There are a lot of mushrooms in our fields. The locals call these rosé des prés, which usually means the regular old field mushrooms but there are at least two distinct species that I see. The ones below are in a fairy ring several meters across and I think they are horse mushrooms. They are way more pungent than the field mushrooms that showed up a few weeks ago, and their bunched growth looks different to the isolated field mushrooms.
The oat and vetch field is sprouting nicely. I borrowed a seeder to get the cereal in the ground and it seems to have worked ok, although I ran out of seed a little too early. There will be a couple of bare stripes that will become more obvious as the oats grow.
Here is the herd moving to some new grass. I haven’t mowed this paddock yet so I can see how the dead grass from the previous grazings decomposes and affects the new growth. My current heuristic is that if there’s a lot of standing dead grass then I need to mow it down, otherwise I can leave it be and the cows will trample it next time through.
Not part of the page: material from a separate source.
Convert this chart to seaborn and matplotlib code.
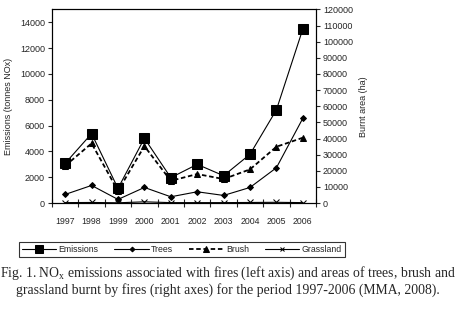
import numpy as np
import pandas as pd
import matplotlib
matplotlib.use("Agg")
import matplotlib.pyplot as plt
import seaborn as sns

sns.set_style("ticks")
plt.rcParams['font.family'] = ['Liberation Sans', 'DejaVu Sans']
plt.rcParams['mathtext.fontset'] = 'custom'
plt.rcParams['mathtext.rm'] = 'Liberation Serif'

# data
years = ['1997', '1998', '1999', '2000', '2001', '2002', '2003', '2004', '2005', '2006']
emissions = [3080, 5380, 1140, 5020, 1970, 3000, 2120, 3780, 7220, 13480]   # tonnes NOx, left axis
trees = [5370, 10950, 2270, 9700, 3920, 7020, 4750, 9700, 21900, 52500]    # ha, right axis
brush = [23100, 37000, 7600, 35300, 13800, 18000, 14900, 20900, 34900, 40500]
grassland = [300, 400, 200, 800, 300, 300, 300, 400, 500, 300]

df = pd.DataFrame({'pos': np.arange(len(years)), 'year': years,
                   'Emissions': emissions, 'Trees': trees,
                   'Brush': brush, 'Grassland': grassland})

fig = plt.figure(figsize=(4.6, 3.12), dpi=100)
ax = fig.add_axes([0.113, 0.349, 0.574, 0.621])
ax2 = ax.twinx()

sns.lineplot(data=df, x='pos', y='Emissions', ax=ax, color='black', lw=0.8,
             marker='s', markersize=7, markeredgecolor='black', label='Emissions', legend=False)
sns.lineplot(data=df, x='pos', y='Trees', ax=ax2, color='black', lw=0.8,
             marker='D', markersize=3, markeredgecolor='black', label='Trees', legend=False)
sns.lineplot(data=df, x='pos', y='Brush', ax=ax2, color='black', lw=1.3, linestyle=(0, (2.5, 1.5)),
             marker='^', markersize=5, markeredgecolor='black', label='Brush', legend=False)
sns.lineplot(data=df, x='pos', y='Grassland', ax=ax2, color='black', lw=0.8,
             marker='x', markersize=4, markeredgecolor='black', label='Grassland', legend=False)

ax.set_xlim(-0.5, 9.5)
ax.set_ylim(0, 15000)
ax2.set_ylim(0, 120000)
ax.set_yticks(np.arange(0, 14001, 2000))
ax2.set_yticks(np.arange(0, 120001, 10000))

# category ticks between years, labels centred
ax.set_xticks(np.arange(-0.5, 10, 1))
ax.set_xticklabels([])
ax.set_xticks(np.arange(len(years)), minor=True)
ax.set_xticklabels(years, minor=True)
ax.tick_params(axis='x', which='major', direction='inout', length=6, width=0.8)
ax.tick_params(axis='x', which='minor', length=0, pad=10, labelsize=6.3)
ax.tick_params(axis='y', length=3, width=0.8, labelsize=6.5, pad=2)
ax2.tick_params(axis='y', length=3, width=0.8, labelsize=6.5, pad=2)

ax.set_xlabel('')
ax.set_ylabel('Emissions (tonnes NOx)', fontsize=6.5, labelpad=5)
ax2.set_ylabel('Burnt area (ha)', fontsize=6.5, rotation=90, labelpad=4)

for a in (ax, ax2):
    for s in a.spines.values():
        s.set_linewidth(0.8)
        s.set_color('black')

h1, l1 = ax.get_legend_handles_labels()
h2, l2 = ax2.get_legend_handles_labels()
leg = fig.legend(h1 + h2, l1 + l2, loc='center', bbox_to_anchor=(0.395, 0.199), ncol=4,
                 fontsize=6.3, frameon=True, fancybox=False, handlelength=3.9, markerscale=0.8,
                 columnspacing=1.8, handletextpad=0.3, borderpad=0.35)
leg.get_frame().set_edgecolor('black')
leg.get_frame().set_linewidth(0.8)

fig.text(0.495, 0.125, 'Fig. 1. NO$_\\mathrm{x}$ emissions associated with fires (left axis) and areas of trees, brush and',
         ha='center', va='center', fontsize=9.9, family='Liberation Serif')
fig.text(0.495, 0.07, 'grassland burnt by fires (right axes) for the period 1997-2006 (MMA, 2008).',
         ha='center', va='center', fontsize=9.9, family='Liberation Serif')

fig.savefig('out.png', dpi=100)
The dead and trodden in grasses did not decompose over the dry hot months of summer, but now things are changing by the week.
Our grazing system is to let pasture rest for months at a time and this should favor the tall grasses like fescue and dactyle/orchardgrass. Pastures that started with a fair amount of these grasses are doing very well, but areas where the shorter grasses dominate are going to take a while to change. I see clusters of newer tall grass but it is going to take a couple of growing seasons for them to change the character of the field.
Tosca (the perpetually hungry golden retriever) likes to drool on the kitchen door. There might be a calorie or two on offer inside.